- **Required work**
Transcribe all of the material exactly.

- **Dataset section**
----

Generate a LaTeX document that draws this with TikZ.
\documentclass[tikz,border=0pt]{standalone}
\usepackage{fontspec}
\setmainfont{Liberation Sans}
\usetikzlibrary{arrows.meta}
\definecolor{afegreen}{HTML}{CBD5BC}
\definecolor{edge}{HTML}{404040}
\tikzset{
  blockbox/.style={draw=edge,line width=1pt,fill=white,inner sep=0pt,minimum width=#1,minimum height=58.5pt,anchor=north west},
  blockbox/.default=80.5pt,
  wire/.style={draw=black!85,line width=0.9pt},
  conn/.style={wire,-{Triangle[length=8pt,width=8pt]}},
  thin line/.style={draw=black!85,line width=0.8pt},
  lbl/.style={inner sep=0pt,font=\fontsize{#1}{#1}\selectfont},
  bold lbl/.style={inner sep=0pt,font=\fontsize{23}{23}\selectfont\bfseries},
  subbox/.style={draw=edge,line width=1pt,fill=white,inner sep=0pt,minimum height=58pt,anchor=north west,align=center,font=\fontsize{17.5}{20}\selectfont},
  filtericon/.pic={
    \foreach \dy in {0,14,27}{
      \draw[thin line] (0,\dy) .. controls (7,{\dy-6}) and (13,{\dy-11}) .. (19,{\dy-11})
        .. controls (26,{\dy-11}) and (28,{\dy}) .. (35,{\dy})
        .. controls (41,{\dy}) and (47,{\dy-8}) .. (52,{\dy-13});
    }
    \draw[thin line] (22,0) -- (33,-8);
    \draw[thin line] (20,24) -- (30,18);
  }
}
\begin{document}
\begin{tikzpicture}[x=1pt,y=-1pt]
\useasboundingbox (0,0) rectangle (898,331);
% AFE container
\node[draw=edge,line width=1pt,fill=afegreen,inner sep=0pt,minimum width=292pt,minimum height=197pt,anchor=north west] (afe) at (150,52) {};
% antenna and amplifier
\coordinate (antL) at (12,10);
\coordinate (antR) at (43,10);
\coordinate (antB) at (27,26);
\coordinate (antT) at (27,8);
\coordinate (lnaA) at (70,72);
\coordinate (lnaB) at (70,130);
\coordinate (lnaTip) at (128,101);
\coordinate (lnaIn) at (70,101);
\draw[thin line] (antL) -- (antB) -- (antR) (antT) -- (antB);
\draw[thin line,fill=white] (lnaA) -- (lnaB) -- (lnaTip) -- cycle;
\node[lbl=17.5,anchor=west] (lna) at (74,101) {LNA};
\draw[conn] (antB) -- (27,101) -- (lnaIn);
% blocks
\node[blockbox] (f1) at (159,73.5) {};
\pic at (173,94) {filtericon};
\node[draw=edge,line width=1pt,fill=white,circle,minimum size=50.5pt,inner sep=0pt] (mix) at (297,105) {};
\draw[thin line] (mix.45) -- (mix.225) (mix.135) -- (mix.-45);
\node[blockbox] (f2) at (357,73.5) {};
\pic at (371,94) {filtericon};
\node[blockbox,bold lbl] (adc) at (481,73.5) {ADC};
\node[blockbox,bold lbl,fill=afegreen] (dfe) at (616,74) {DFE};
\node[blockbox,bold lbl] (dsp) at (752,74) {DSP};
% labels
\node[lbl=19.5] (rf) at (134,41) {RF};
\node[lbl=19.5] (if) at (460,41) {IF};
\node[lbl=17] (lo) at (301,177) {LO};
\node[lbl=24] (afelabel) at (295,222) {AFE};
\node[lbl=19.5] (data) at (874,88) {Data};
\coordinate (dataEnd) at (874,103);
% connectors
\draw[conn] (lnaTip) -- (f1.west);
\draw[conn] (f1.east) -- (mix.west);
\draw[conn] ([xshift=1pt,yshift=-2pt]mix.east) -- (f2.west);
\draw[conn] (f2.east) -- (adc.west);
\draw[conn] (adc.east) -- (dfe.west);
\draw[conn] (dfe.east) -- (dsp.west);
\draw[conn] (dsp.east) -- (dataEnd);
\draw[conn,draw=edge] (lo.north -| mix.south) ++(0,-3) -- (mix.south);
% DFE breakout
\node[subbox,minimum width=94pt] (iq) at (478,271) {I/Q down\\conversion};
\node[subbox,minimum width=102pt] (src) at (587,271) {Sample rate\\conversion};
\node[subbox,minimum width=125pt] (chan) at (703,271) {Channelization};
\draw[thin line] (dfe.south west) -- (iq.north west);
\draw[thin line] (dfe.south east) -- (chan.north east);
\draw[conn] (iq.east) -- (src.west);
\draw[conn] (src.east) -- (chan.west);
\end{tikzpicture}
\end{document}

----

- **Finished task**
Generate a LaTeX document that draws this with TikZ.
\documentclass[tikz,border=0pt]{standalone}
\usepackage{fontspec}
\setmainfont{Liberation Sans}
\usetikzlibrary{arrows.meta}
\definecolor{afegreen}{HTML}{CBD5BC}
\definecolor{edge}{HTML}{404040}
\tikzset{
  blockbox/.style={draw=edge,line width=1pt,fill=white,inner sep=0pt,minimum width=#1,minimum height=58.5pt,anchor=north west},
  blockbox/.default=80.5pt,
  wire/.style={draw=black!85,line width=0.9pt},
  conn/.style={wire,-{Triangle[length=8pt,width=8pt]}},
  thin line/.style={draw=black!85,line width=0.8pt},
  lbl/.style={inner sep=0pt,font=\fontsize{#1}{#1}\selectfont},
  bold lbl/.style={inner sep=0pt,font=\fontsize{23}{23}\selectfont\bfseries},
  subbox/.style={draw=edge,line width=1pt,fill=white,inner sep=0pt,minimum height=58pt,anchor=north west,align=center,font=\fontsize{17.5}{20}\selectfont},
  filtericon/.pic={
    \foreach \dy in {0,14,27}{
      \draw[thin line] (0,\dy) .. controls (7,{\dy-6}) and (13,{\dy-11}) .. (19,{\dy-11})
        .. controls (26,{\dy-11}) and (28,{\dy}) .. (35,{\dy})
        .. controls (41,{\dy}) and (47,{\dy-8}) .. (52,{\dy-13});
    }
    \draw[thin line] (22,0) -- (33,-8);
    \draw[thin line] (20,24) -- (30,18);
  }
}
\begin{document}
\begin{tikzpicture}[x=1pt,y=-1pt]
\useasboundingbox (0,0) rectangle (898,331);
% AFE container
\node[draw=edge,line width=1pt,fill=afegreen,inner sep=0pt,minimum width=292pt,minimum height=197pt,anchor=north west] (afe) at (150,52) {};
% antenna and amplifier
\coordinate (antL) at (12,10);
\coordinate (antR) at (43,10);
\coordinate (antB) at (27,26);
\coordinate (antT) at (27,8);
\coordinate (lnaA) at (70,72);
\coordinate (lnaB) at (70,130);
\coordinate (lnaTip) at (128,101);
\coordinate (lnaIn) at (70,101);
\draw[thin line] (antL) -- (antB) -- (antR) (antT) -- (antB);
\draw[thin line,fill=white] (lnaA) -- (lnaB) -- (lnaTip) -- cycle;
\node[lbl=17.5,anchor=west] (lna) at (74,101) {LNA};
\draw[conn] (antB) -- (27,101) -- (lnaIn);
% blocks
\node[blockbox] (f1) at (159,73.5) {};
\pic at (173,94) {filtericon};
\node[draw=edge,line width=1pt,fill=white,circle,minimum size=50.5pt,inner sep=0pt] (mix) at (297,105) {};
\draw[thin line] (mix.45) -- (mix.225) (mix.135) -- (mix.-45);
\node[blockbox] (f2) at (357,73.5) {};
\pic at (371,94) {filtericon};
\node[blockbox,bold lbl] (adc) at (481,73.5) {ADC};
\node[blockbox,bold lbl,fill=afegreen] (dfe) at (616,74) {DFE};
\node[blockbox,bold lbl] (dsp) at (752,74) {DSP};
% labels
\node[lbl=19.5] (rf) at (134,41) {RF};
\node[lbl=19.5] (if) at (460,41) {IF};
\node[lbl=17] (lo) at (301,177) {LO};
\node[lbl=24] (afelabel) at (295,222) {AFE};
\node[lbl=19.5] (data) at (874,88) {Data};
\coordinate (dataEnd) at (874,103);
% connectors
\draw[conn] (lnaTip) -- (f1.west);
\draw[conn] (f1.east) -- (mix.west);
\draw[conn] ([xshift=1pt,yshift=-2pt]mix.east) -- (f2.west);
\draw[conn] (f2.east) -- (adc.west);
\draw[conn] (adc.east) -- (dfe.west);
\draw[conn] (dfe.east) -- (dsp.west);
\draw[conn] (dsp.east) -- (dataEnd);
\draw[conn,draw=edge] (lo.north -| mix.south) ++(0,-3) -- (mix.south);
% DFE breakout
\node[subbox,minimum width=94pt] (iq) at (478,271) {I/Q down\\conversion};
\node[subbox,minimum width=102pt] (src) at (587,271) {Sample rate\\conversion};
\node[subbox,minimum width=125pt] (chan) at (703,271) {Channelization};
\draw[thin line] (dfe.south west) -- (iq.north west);
\draw[thin line] (dfe.south east) -- (chan.north east);
\draw[conn] (iq.east) -- (src.west);
\draw[conn] (src.east) -- (chan.west);
\end{tikzpicture}
\end{document}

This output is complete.